» SHORT TASK
Return the listing below exactly, with the pictures dropped.

» TASK DATA

=====

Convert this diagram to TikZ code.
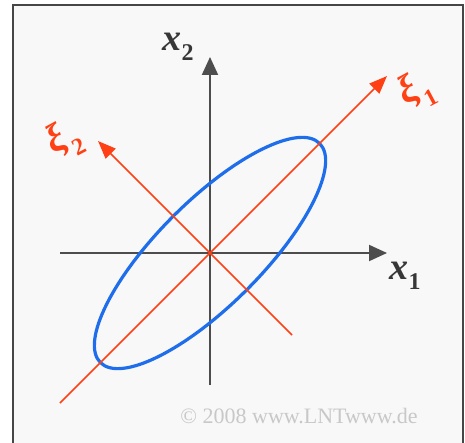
\documentclass[tikz,border=0pt]{standalone}
\usepackage{fontspec}
\setmainfont{Liberation Serif}
\usetikzlibrary{arrows.meta}
\definecolor{bgc}{RGB}{248,248,248}
\definecolor{frc}{RGB}{70,70,70}
\definecolor{axc}{RGB}{77,77,77}
\definecolor{redc}{RGB}{255,64,20}
\definecolor{bluec}{RGB}{30,110,235}
\definecolor{cpc}{RGB}{200,200,200}
\definecolor{lblc}{RGB}{55,55,55}
\tikzset{
  grayaxis/.style={draw=axc,line width=2pt,-{Triangle[length=18pt,width=16pt]}},
  redaxis/.style={draw=redc,line width=1.6pt,-{Triangle[length=18pt,width=14pt]}},
  ellstyle/.style={draw=bluec,line width=3.2pt},
  xlabel/.style={text=lblc,inner sep=0pt},
  xilabel/.style={text=redc,inner sep=0pt,rotate=28},
}
\newcommand{\xlab}[1]{{\fontsize{38}{38}\selectfont\bfseries\itshape x\raisebox{-0.25em}{\fontsize{24}{24}\selectfont\upshape #1}}}
\newcommand{\xilab}[1]{{\fontsize{40}{40}\selectfont\bfseries\itshape ξ\kern2pt\raisebox{-0.32em}{\fontsize{24}{24}\selectfont\upshape #1}}}
\begin{document}
\begin{tikzpicture}[x=1pt,y=1pt]
\useasboundingbox (0,0) rectangle (465,442);
\begin{scope}
  \clip (0,0) rectangle (465,442);
  \fill[white] (0,0) rectangle (465,442);
  \draw[draw=frc,fill=bgc,line width=2pt] (13,-10) rectangle (463,437);
\end{scope}
\coordinate (O) at (210,189);
\coordinate (x1s) at (60,189);
\coordinate (x1e) at (387,189);
\coordinate (x2s) at (210,57);
\coordinate (x2e) at (210,385);
\coordinate (r1s) at (60,39);
\coordinate (r1e) at (387,366);
\coordinate (r2s) at (292,107);
\coordinate (r2e) at (98,301);
\draw[grayaxis] (x1s) -- (x1e);
\draw[grayaxis] (x2s) -- (x2e);
\draw[ellstyle, rotate around={45:(O)}] (O) ellipse (155pt and 52pt);
\draw[redaxis] (r1s) -- (r1e);
\draw[redaxis] (r2s) -- (r2e);
\node[xlabel] (lx1) at (405,166) {\xlab{1}};
\node[xlabel] (lx2) at (178,395) {\xlab{2}};
\node[xilabel] (lxi1) at (416,351) {\xilab{1}};
\node[xilabel] (lxi2) at (64,302) {\xilab{2}};
\node[text=cpc,inner sep=0pt,font=\fontsize{22}{22}\selectfont] (cp) at (299,26) {© 2008 www.LNTwww.de};
\end{tikzpicture}
\end{document}
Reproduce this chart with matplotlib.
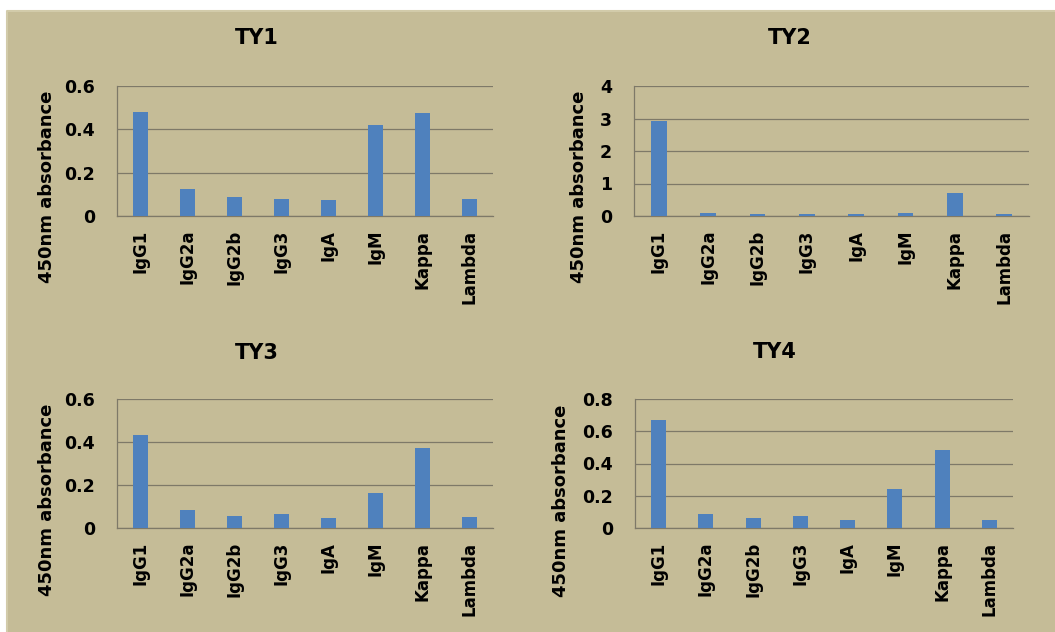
import matplotlib
matplotlib.use("Agg")
import matplotlib.pyplot as plt
from matplotlib.patches import Rectangle
from matplotlib.lines import Line2D

# Isotype panel data (450 nm absorbance)
isotypes = ["IgG1", "IgG2a", "IgG2b", "IgG3", "IgA", "IgM", "Kappa", "Lambda"]
ty1 = [0.481, 0.125, 0.088, 0.077, 0.072, 0.420, 0.477, 0.077]
ty2 = [2.91, 0.10, 0.06, 0.06, 0.05, 0.10, 0.72, 0.06]
ty3 = [0.434, 0.082, 0.054, 0.065, 0.048, 0.165, 0.370, 0.050]
ty4 = [0.669, 0.087, 0.060, 0.073, 0.052, 0.240, 0.481, 0.052]

titles = ["TY1", "TY2", "TY3", "TY4"]
series = [ty1, ty2, ty3, ty4]
y_ticks = [[0, 0.2, 0.4, 0.6], [0, 1, 2, 3, 4], [0, 0.2, 0.4, 0.6], [0, 0.2, 0.4, 0.6, 0.8]]
y_ticklabels = [["0", "0.2", "0.4", "0.6"], ["0", "1", "2", "3", "4"],
                ["0", "0.2", "0.4", "0.6"], ["0", "0.2", "0.4", "0.6", "0.8"]]
y_label = "450nm absorbance"

W, H = 1055, 632
BG = "#C5BC97"
BAR = "#4F81BD"
GRID = "#7E7968"

plt.rcParams["font.family"] = ["DejaVu Sans"]
plt.rcParams["font.weight"] = "bold"

fig = plt.figure(figsize=(W / 100, H / 100), dpi=100)
fig.patch.set_facecolor("white")
x0, y1 = 7 / W, 1 - 11 / H
fig.patches.append(Rectangle((x0, 0), 1 - x0, y1, transform=fig.transFigure,
                             facecolor=BG, edgecolor="none", zorder=-10))
# light edge along the top and left of the panel background
fig.lines.append(Line2D([x0, x0, 1], [0, y1, y1], transform=fig.transFigure,
                        color="#D2CBAA", linewidth=1.5, zorder=-9))

# plot areas in pixel coordinates: left, top, right, bottom
boxes = [(117, 86, 493, 216), (634, 86, 1029, 216),
         (117, 399, 493, 528), (635, 399, 1013, 528)]
title_pos = [(257, 38), (790, 38), (257, 353), (775, 352)]
ylabel_pos = [(47, 187), (579, 187), (47, 500), (561, 501)]

for i in range(4):
    l, t, r, b = boxes[i]
    ax = fig.add_axes([l / W, 1 - b / H, (r - l) / W, (b - t) / H])
    ax.set_facecolor("none")
    xs = list(range(len(isotypes)))
    ax.bar(xs, series[i], width=0.32, color=BAR, zorder=3)
    ax.set_xlim(-0.5, len(isotypes) - 0.5)
    ax.set_ylim(0, y_ticks[i][-1])
    ax.set_yticks(y_ticks[i])
    ax.set_yticklabels(y_ticklabels[i], fontsize=12.5, fontweight="bold")
    ax.set_xticks(xs)
    ax.set_xticklabels(isotypes, rotation=90, fontsize=12, fontweight="bold")
    ax.tick_params(axis="y", length=0, pad=16)
    ax.tick_params(axis="x", length=0, pad=10)
    ax.grid(axis="y", color=GRID, linewidth=0.9, zorder=0)
    for s in ["top", "right"]:
        ax.spines[s].set_visible(False)
    for s in ["left", "bottom"]:
        ax.spines[s].set_color(GRID)
        ax.spines[s].set_linewidth(0.9)
    tx, ty = title_pos[i]
    fig.text(tx / W, 1 - ty / H, titles[i], ha="center", va="center",
             fontsize=15, fontweight="bold")
    lx, ly = ylabel_pos[i]
    fig.text(lx / W, 1 - ly / H, y_label, ha="center", va="center", rotation=90,
             fontsize=13, fontweight="bold")

fig.savefig("out.png", dpi=100, facecolor=fig.get_facecolor())
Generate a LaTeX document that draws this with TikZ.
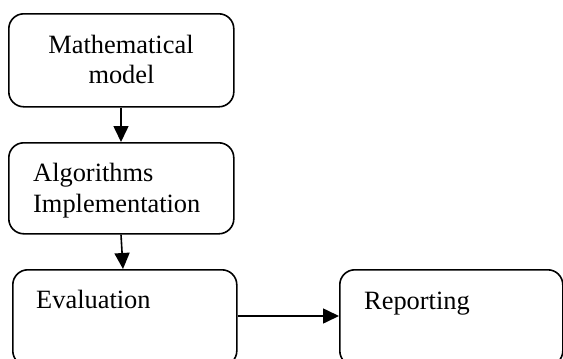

=====

» WORKED SOLUTION
Convert this diagram to TikZ code.
\documentclass[tikz,border=0pt]{standalone}
\usepackage{fontspec}
\setmainfont{Liberation Serif}
\usetikzlibrary{arrows.meta}
\definecolor{bgc}{RGB}{248,248,248}
\definecolor{frc}{RGB}{70,70,70}
\definecolor{axc}{RGB}{77,77,77}
\definecolor{redc}{RGB}{255,64,20}
\definecolor{bluec}{RGB}{30,110,235}
\definecolor{cpc}{RGB}{200,200,200}
\definecolor{lblc}{RGB}{55,55,55}
\tikzset{
  grayaxis/.style={draw=axc,line width=2pt,-{Triangle[length=18pt,width=16pt]}},
  redaxis/.style={draw=redc,line width=1.6pt,-{Triangle[length=18pt,width=14pt]}},
  ellstyle/.style={draw=bluec,line width=3.2pt},
  xlabel/.style={text=lblc,inner sep=0pt},
  xilabel/.style={text=redc,inner sep=0pt,rotate=28},
}
\newcommand{\xlab}[1]{{\fontsize{38}{38}\selectfont\bfseries\itshape x\raisebox{-0.25em}{\fontsize{24}{24}\selectfont\upshape #1}}}
\newcommand{\xilab}[1]{{\fontsize{40}{40}\selectfont\bfseries\itshape ξ\kern2pt\raisebox{-0.32em}{\fontsize{24}{24}\selectfont\upshape #1}}}
\begin{document}
\begin{tikzpicture}[x=1pt,y=1pt]
\useasboundingbox (0,0) rectangle (465,442);
\begin{scope}
  \clip (0,0) rectangle (465,442);
  \fill[white] (0,0) rectangle (465,442);
  \draw[draw=frc,fill=bgc,line width=2pt] (13,-10) rectangle (463,437);
\end{scope}
\coordinate (O) at (210,189);
\coordinate (x1s) at (60,189);
\coordinate (x1e) at (387,189);
\coordinate (x2s) at (210,57);
\coordinate (x2e) at (210,385);
\coordinate (r1s) at (60,39);
\coordinate (r1e) at (387,366);
\coordinate (r2s) at (292,107);
\coordinate (r2e) at (98,301);
\draw[grayaxis] (x1s) -- (x1e);
\draw[grayaxis] (x2s) -- (x2e);
\draw[ellstyle, rotate around={45:(O)}] (O) ellipse (155pt and 52pt);
\draw[redaxis] (r1s) -- (r1e);
\draw[redaxis] (r2s) -- (r2e);
\node[xlabel] (lx1) at (405,166) {\xlab{1}};
\node[xlabel] (lx2) at (178,395) {\xlab{2}};
\node[xilabel] (lxi1) at (416,351) {\xilab{1}};
\node[xilabel] (lxi2) at (64,302) {\xilab{2}};
\node[text=cpc,inner sep=0pt,font=\fontsize{22}{22}\selectfont] (cp) at (299,26) {© 2008 www.LNTwww.de};
\end{tikzpicture}
\end{document}
Reproduce this chart with matplotlib.
import matplotlib
matplotlib.use("Agg")
import matplotlib.pyplot as plt
from matplotlib.patches import Rectangle
from matplotlib.lines import Line2D

# Isotype panel data (450 nm absorbance)
isotypes = ["IgG1", "IgG2a", "IgG2b", "IgG3", "IgA", "IgM", "Kappa", "Lambda"]
ty1 = [0.481, 0.125, 0.088, 0.077, 0.072, 0.420, 0.477, 0.077]
ty2 = [2.91, 0.10, 0.06, 0.06, 0.05, 0.10, 0.72, 0.06]
ty3 = [0.434, 0.082, 0.054, 0.065, 0.048, 0.165, 0.370, 0.050]
ty4 = [0.669, 0.087, 0.060, 0.073, 0.052, 0.240, 0.481, 0.052]

titles = ["TY1", "TY2", "TY3", "TY4"]
series = [ty1, ty2, ty3, ty4]
y_ticks = [[0, 0.2, 0.4, 0.6], [0, 1, 2, 3, 4], [0, 0.2, 0.4, 0.6], [0, 0.2, 0.4, 0.6, 0.8]]
y_ticklabels = [["0", "0.2", "0.4", "0.6"], ["0", "1", "2", "3", "4"],
                ["0", "0.2", "0.4", "0.6"], ["0", "0.2", "0.4", "0.6", "0.8"]]
y_label = "450nm absorbance"

W, H = 1055, 632
BG = "#C5BC97"
BAR = "#4F81BD"
GRID = "#7E7968"

plt.rcParams["font.family"] = ["DejaVu Sans"]
plt.rcParams["font.weight"] = "bold"

fig = plt.figure(figsize=(W / 100, H / 100), dpi=100)
fig.patch.set_facecolor("white")
x0, y1 = 7 / W, 1 - 11 / H
fig.patches.append(Rectangle((x0, 0), 1 - x0, y1, transform=fig.transFigure,
                             facecolor=BG, edgecolor="none", zorder=-10))
# light edge along the top and left of the panel background
fig.lines.append(Line2D([x0, x0, 1], [0, y1, y1], transform=fig.transFigure,
                        color="#D2CBAA", linewidth=1.5, zorder=-9))

# plot areas in pixel coordinates: left, top, right, bottom
boxes = [(117, 86, 493, 216), (634, 86, 1029, 216),
         (117, 399, 493, 528), (635, 399, 1013, 528)]
title_pos = [(257, 38), (790, 38), (257, 353), (775, 352)]
ylabel_pos = [(47, 187), (579, 187), (47, 500), (561, 501)]

for i in range(4):
    l, t, r, b = boxes[i]
    ax = fig.add_axes([l / W, 1 - b / H, (r - l) / W, (b - t) / H])
    ax.set_facecolor("none")
    xs = list(range(len(isotypes)))
    ax.bar(xs, series[i], width=0.32, color=BAR, zorder=3)
    ax.set_xlim(-0.5, len(isotypes) - 0.5)
    ax.set_ylim(0, y_ticks[i][-1])
    ax.set_yticks(y_ticks[i])
    ax.set_yticklabels(y_ticklabels[i], fontsize=12.5, fontweight="bold")
    ax.set_xticks(xs)
    ax.set_xticklabels(isotypes, rotation=90, fontsize=12, fontweight="bold")
    ax.tick_params(axis="y", length=0, pad=16)
    ax.tick_params(axis="x", length=0, pad=10)
    ax.grid(axis="y", color=GRID, linewidth=0.9, zorder=0)
    for s in ["top", "right"]:
        ax.spines[s].set_visible(False)
    for s in ["left", "bottom"]:
        ax.spines[s].set_color(GRID)
        ax.spines[s].set_linewidth(0.9)
    tx, ty = title_pos[i]
    fig.text(tx / W, 1 - ty / H, titles[i], ha="center", va="center",
             fontsize=15, fontweight="bold")
    lx, ly = ylabel_pos[i]
    fig.text(lx / W, 1 - ly / H, y_label, ha="center", va="center", rotation=90,
             fontsize=13, fontweight="bold")

fig.savefig("out.png", dpi=100, facecolor=fig.get_facecolor())
Generate a LaTeX document that draws this with TikZ.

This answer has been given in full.